I am grateful to Chris Argyris, Joe Badaracco, Chris Bartlett, Richard Caves, Jay Dial, Jim Heskett, Jay Lorsch, Phil Rosenzweig, Julio Rotemberg, Don Sull, Dick Walton, Mike Whinston, and participants of Industrial Organization seminar as well as the informal General Management seminar at HBS for helpful comments and discussions.

Abstract To secure the participation essential to move an organization from an inferior state to a superior state requires that workers be offered two incentives: (1) security that they will be excused if coordination breaks down, and (2) encouragement to make an effort to change rather than free-ride on the efforts of others. If offering both incentives is too costly, the organization continues to languish in the inferior state. Organizational inertia will not be overcome by merely increasing the attractiveness of the desired state or attempting to coerce workers to abandon established routines. Organizational change can be induced by actively managing the change process, as by shuffling parts of the work force and nominating change agents from among the workers. Moreover, the change process can be designed to make an organization more amenable to change: for example, starting with a “kick-off” event and making the process a vigorously disequilibrating phenomenon. Whether the change process is implemented incrementally or radically depends on how the manager trades off the cost of instituting wrenching change against the cost of having the organization partially misaligned with strategic necessity.

I.

Introduction

This paper considers the puzzling case of resistance to change in positive sum games in which the alternate organizational configuration enhances the value pie.
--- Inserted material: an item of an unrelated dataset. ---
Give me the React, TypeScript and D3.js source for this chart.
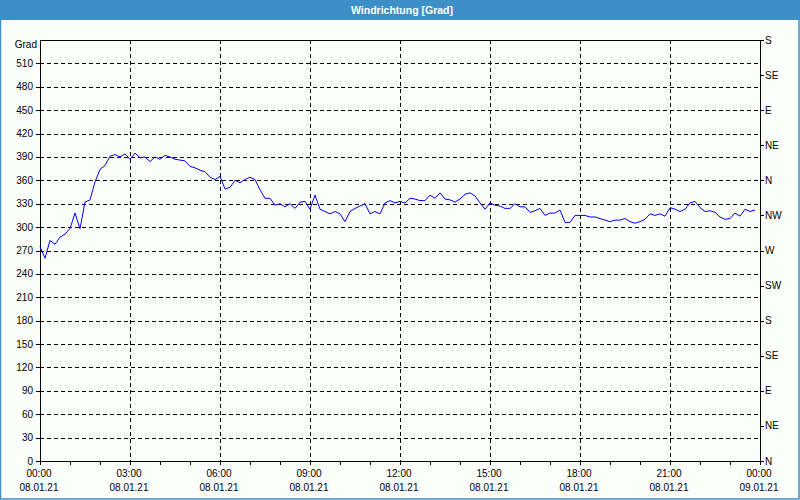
import React from "react";
import * as d3 from "d3";

const title = "Windrichtung [Grad]";
const yUnit = "Grad";
const startTime = new Date(2021, 0, 8, 0, 0);
const endTime = new Date(2021, 0, 9, 0, 0);
const stepMinutes = 10;
const leftTicks = [0, 30, 60, 90, 120, 150, 180, 210, 240, 270, 300, 330, 360, 390, 420, 450, 480, 510];
const compassLabels = ["N", "NE", "E", "SE", "S", "SW", "W", "NW", "N", "NE", "E", "SE", "S"];
const compassStep = 45;
const xTickHours = [0, 3, 6, 9, 12, 15, 18, 21, 24];

// wind direction, one value every 10 minutes from 08.01.21 00:00
const windDir = [
  275, 260, 283, 278, 287, 291, 298, 318, 298, 332, 335, 358, 374, 379, 391, 393, 390, 394,
  387, 395, 389, 390, 384, 390, 387, 392, 390, 387, 386, 385, 378, 376, 373, 371, 364, 361,
  365, 349, 351, 360, 357, 361, 364, 361, 348, 337, 337, 328, 330, 326, 330, 324, 332, 333,
  323, 341, 323, 320, 317, 320, 317, 307, 320, 324, 327, 330, 317, 320, 317, 331, 334, 331,
  333, 331, 337, 336, 334, 334, 341, 337, 344, 336, 335, 332, 336, 342, 344, 340, 331, 323,
  331, 328, 327, 324, 324, 330, 326, 326, 319, 321, 324, 315, 318, 318, 322, 306, 306, 315,
  315, 315, 313, 313, 311, 309, 307, 309, 309, 311, 307, 305, 307, 310, 317, 315, 317, 314,
  325, 323, 320, 323, 331, 333, 325, 320, 321, 319, 313, 310, 311, 318, 314, 323, 320, 322,
];

export default function App() {
  const W = 800, H = 500;
  const left = 40, right = 760, top = 40, bottom = 461;
  const font = "'Liberation Sans', Arial, sans-serif";
  const fs = 10;
  const x = d3.scaleTime().domain([startTime, endTime]).range([left, right]);
  const y = d3.scaleLinear().domain([0, 540]).range([bottom, top]);
  const data = windDir.map((v, i) => ({ t: new Date(startTime.getTime() + i * stepMinutes * 60000), v }));
  const line = d3.line<{ t: Date; v: number }>().x(d => x(d.t)).y(d => y(d.v));
  const hourTicks = d3.timeHour.range(startTime, new Date(endTime.getTime() + 1));
  const fmtTime = d3.timeFormat("%H:%M");
  const fmtDate = d3.timeFormat("%d.%m.%y");
  const majorDates = xTickHours.map(h => new Date(startTime.getTime() + h * 3600000));

  return (
    <div style={{ position: "fixed", left: 0, top: 0 }}>
      <svg width={W} height={H} style={{ display: "block" }}>
        <rect x={0} y={0} width={W} height={H} fill="#fcfefc" />
        <rect x={0} y={0} width={W} height={20} fill="#3d8fc7" />
        <rect x={0.5} y={0.5} width={W - 1.5} height={H - 1.5} fill="none" stroke="#3d8fc7" strokeWidth={1.5} />
        <text x={402} y={14} textAnchor="middle" fill="#ffffff" fontFamily={font} fontSize={10.5} fontWeight="bold">{title}</text>

        {leftTicks.filter(v => v > 0).map(v => (
          <line key={"hg" + v} x1={left} x2={right} y1={Math.round(y(v)) + 0.5} y2={Math.round(y(v)) + 0.5}
            stroke="#000" strokeDasharray="4,3" strokeWidth={1} />
        ))}
        {majorDates.slice(1, -1).map((d, i) => (
          <line key={"vg" + i} x1={Math.round(x(d)) + 0.5} x2={Math.round(x(d)) + 0.5} y1={top} y2={bottom}
            stroke="#000" strokeDasharray="4,3" strokeWidth={1} />
        ))}

        <rect x={left + 0.5} y={top + 0.5} width={right - left} height={bottom - top} fill="none" stroke="#000" strokeWidth={1} />

        {leftTicks.map(v => (
          <g key={"lt" + v}>
            <line x1={left - 4} x2={left} y1={Math.round(y(v)) + 0.5} y2={Math.round(y(v)) + 0.5} stroke="#000" />
            <text x={33} y={y(v) + 3.5} textAnchor="end" fontFamily={font} fontSize={fs} fill="#000">{v}</text>
          </g>
        ))}
        <text x={37} y={48} textAnchor="end" fontFamily={font} fontSize={fs} fill="#000">{yUnit}</text>

        {compassLabels.map((lab, i) => (
          <g key={"rt" + i}>
            <line x1={right} x2={right + 4} y1={Math.round(y(i * compassStep)) + 0.5} y2={Math.round(y(i * compassStep)) + 0.5} stroke="#000" />
            <text x={right + 5} y={y(i * compassStep) + 3.5} fontFamily={font} fontSize={fs} fill="#000">{lab}</text>
          </g>
        ))}

        {hourTicks.map((d, i) => (
          <line key={"bt" + i} x1={Math.round(x(d)) + 0.5} x2={Math.round(x(d)) + 0.5} y1={bottom} y2={bottom + 4} stroke="#000" />
        ))}
        {majorDates.map((d, i) => (
          <g key={"bl" + i}>
            <text x={x(d) - 1} y={477} textAnchor="middle" fontFamily={font} fontSize={fs} fill="#000">{fmtTime(d)}</text>
            <text x={x(d) - 1} y={491} textAnchor="middle" fontFamily={font} fontSize={fs} fill="#000">{fmtDate(d)}</text>
          </g>
        ))}

        <path d={line(data) || ""} fill="none" stroke="#0000ff" strokeWidth={1} />
      </svg>
    </div>
  );
}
This case would seem to lead handily to a pareto superior outcome, with everyone at least as well off as at present and, hence, with little reason to resist the change. Yet managers often remark that their greatest challenge lies less in recognizing the need for the strategic change (external environment, technological conditions, or the manager’s vision change the manager’s estimation of value1 that different organizational forms can yield such that the existing organizational configuration is no longer optimal) than in implementing the organizational change needed to redirect strategy. We argue that organizational change is difficult to achieve because firms get stuck in coordination equilibria that are no longer optimal. In the following section, we use case studies of managers challenged with implementing organizational change to delineate what we mean by the term “organizational change.” In Section III, we consider existing theories of why organizational change is so difficult to achieve and the questions that they leave unanswered, and in Section IV suggest why it makes sense to think of organizations stuck in sub-optimal equilibria when we consider the dynamics of organizational change. A simple model is developed in Section V to demonstrate that one reason organizations become stuck in inferior equilibria is that their managers are unable to make the desired states sufficiently attractive to workers. Strategies for getting organizations unstuck and implementing change are proposed in Section VI. In Section VII, we suggest that a prescient manager can configure an organization in anticipation of circumstances that are yet on the horizon. Section VIII offers concluding remarks.

II.

What is “organizational change?” Some examples from real life case studies

“Leading organizational change” has been applied to such wide ranging activities that few know any longer what a person using this phrase exactly means. It is important, therefore, to clarify which classes of phenomena we refer to when using the term “organizational change.” One way to do this is to clearly delineate situations that we do not focus on. There are three such situations, characterized by some academics and practitioners as organizational change phenomena, that we specifically exclude from consideration. 1)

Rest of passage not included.